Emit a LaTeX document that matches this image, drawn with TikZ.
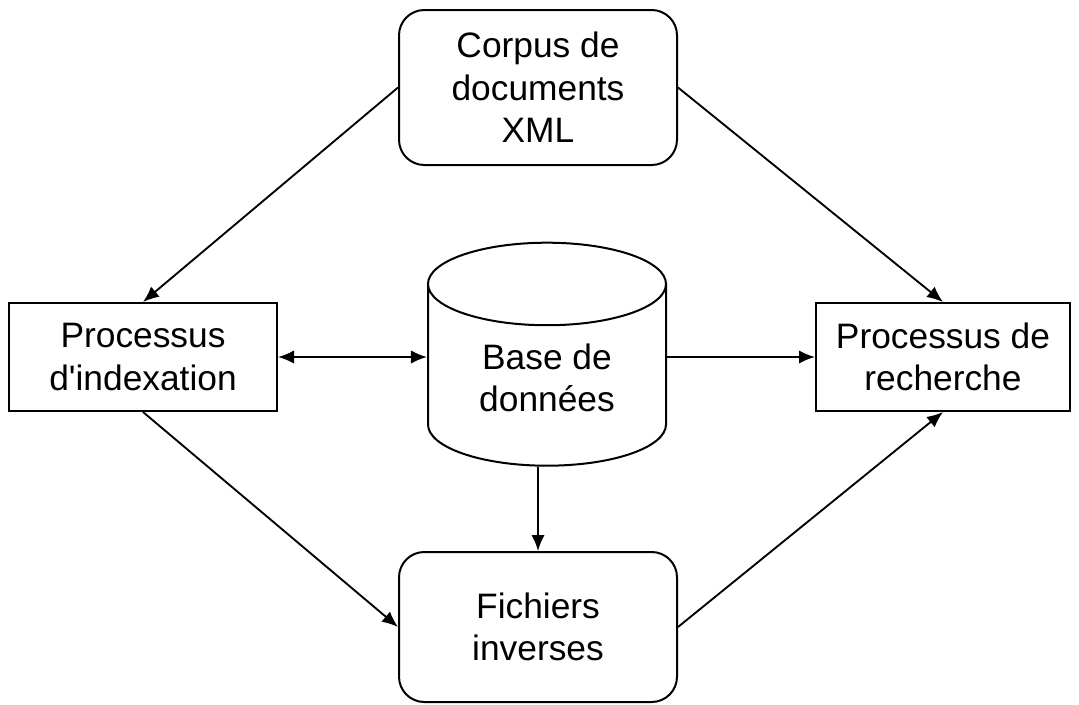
\documentclass[tikz,border=0pt]{standalone}
\usepackage{fontspec}
\setmainfont{Liberation Sans}
\usetikzlibrary{shapes.geometric,arrows.meta}

\tikzset{every picture/.style={line width=0.75pt}}
\tikzset{
  boite/.style={draw, line width=1.5pt, align=center, inner sep=0.75pt,
    font=\fontsize{26.5}{32}\selectfont},
  arrondi/.style={boite, rounded corners=19pt},
  fleche/.style={line width=1.4pt, -{Latex[length=12pt,width=10pt]}},
}

\begin{document}
\begin{tikzpicture}[x=0.75pt,y=0.75pt,yscale=-1,xscale=1]
        \useasboundingbox (0,0) rectangle (1079,704);

        %Shape: Rounded Rect [id:corpus]
        \node (corpus) at (538,87.5) [arrondi, minimum width=208.5pt, minimum height=116.25pt] {Corpus de\\documents\\XML};
        %Shape: Rectangle [id:index]
        \node (index) at (143,357) [boite, minimum width=201pt, minimum height=81pt] {Processus\\d\textquotesingle indexation};
        %Shape: Rectangle [id:recherche]
        \node (recherche) at (943,357) [boite, minimum width=190.5pt, minimum height=81pt] {Processus de\\recherche};
        %Shape: Can [id:base]
        \node (base) at (547,378) [boite, cylinder, shape border rotate=90, aspect=0.6, minimum width=178.5pt, minimum height=167.25pt] {Base de\\données};
        %Shape: Rounded Rect [id:fichiers]
        \node (fichiers) at (538,627) [arrondi, minimum width=208.5pt, minimum height=112.5pt] {Fichiers\\inverses};

        %Straight Lines
        \draw [fleche] (corpus.west) -- (index.north);
        \draw [fleche] (corpus.east) -- (recherche.north);
        \draw [fleche, {Latex[length=12pt,width=10pt]}-{Latex[length=12pt,width=10pt]}] (index.east) -- (index.east -| base.west);
        \draw [fleche] (recherche.west -| base.east) -- (recherche.west);
        \draw [fleche] (base.south -| fichiers.north) -- (fichiers.north);
        \draw [fleche] (index.south) -- (fichiers.west);
        \draw [fleche] (fichiers.east) -- (recherche.south);

\end{tikzpicture}
\end{document}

+ + + +

* **STATED GOAL**
Restate the data above exactly, stripping out each image.

* **OUTPUT FOR THIS TASK**
Emit a LaTeX document that matches this image, drawn with TikZ.
\documentclass[tikz,border=0pt]{standalone}
\usepackage{fontspec}
\setmainfont{Liberation Sans}
\usetikzlibrary{shapes.geometric,arrows.meta}

\tikzset{every picture/.style={line width=0.75pt}}
\tikzset{
  boite/.style={draw, line width=1.5pt, align=center, inner sep=0.75pt,
    font=\fontsize{26.5}{32}\selectfont},
  arrondi/.style={boite, rounded corners=19pt},
  fleche/.style={line width=1.4pt, -{Latex[length=12pt,width=10pt]}},
}

\begin{document}
\begin{tikzpicture}[x=0.75pt,y=0.75pt,yscale=-1,xscale=1]
        \useasboundingbox (0,0) rectangle (1079,704);

        %Shape: Rounded Rect [id:corpus]
        \node (corpus) at (538,87.5) [arrondi, minimum width=208.5pt, minimum height=116.25pt] {Corpus de\\documents\\XML};
        %Shape: Rectangle [id:index]
        \node (index) at (143,357) [boite, minimum width=201pt, minimum height=81pt] {Processus\\d\textquotesingle indexation};
        %Shape: Rectangle [id:recherche]
        \node (recherche) at (943,357) [boite, minimum width=190.5pt, minimum height=81pt] {Processus de\\recherche};
        %Shape: Can [id:base]
        \node (base) at (547,378) [boite, cylinder, shape border rotate=90, aspect=0.6, minimum width=178.5pt, minimum height=167.25pt] {Base de\\données};
        %Shape: Rounded Rect [id:fichiers]
        \node (fichiers) at (538,627) [arrondi, minimum width=208.5pt, minimum height=112.5pt] {Fichiers\\inverses};

        %Straight Lines
        \draw [fleche] (corpus.west) -- (index.north);
        \draw [fleche] (corpus.east) -- (recherche.north);
        \draw [fleche, {Latex[length=12pt,width=10pt]}-{Latex[length=12pt,width=10pt]}] (index.east) -- (index.east -| base.west);
        \draw [fleche] (recherche.west -| base.east) -- (recherche.west);
        \draw [fleche] (base.south -| fichiers.north) -- (fichiers.north);
        \draw [fleche] (index.south) -- (fichiers.west);
        \draw [fleche] (fichiers.east) -- (recherche.south);

\end{tikzpicture}
\end{document}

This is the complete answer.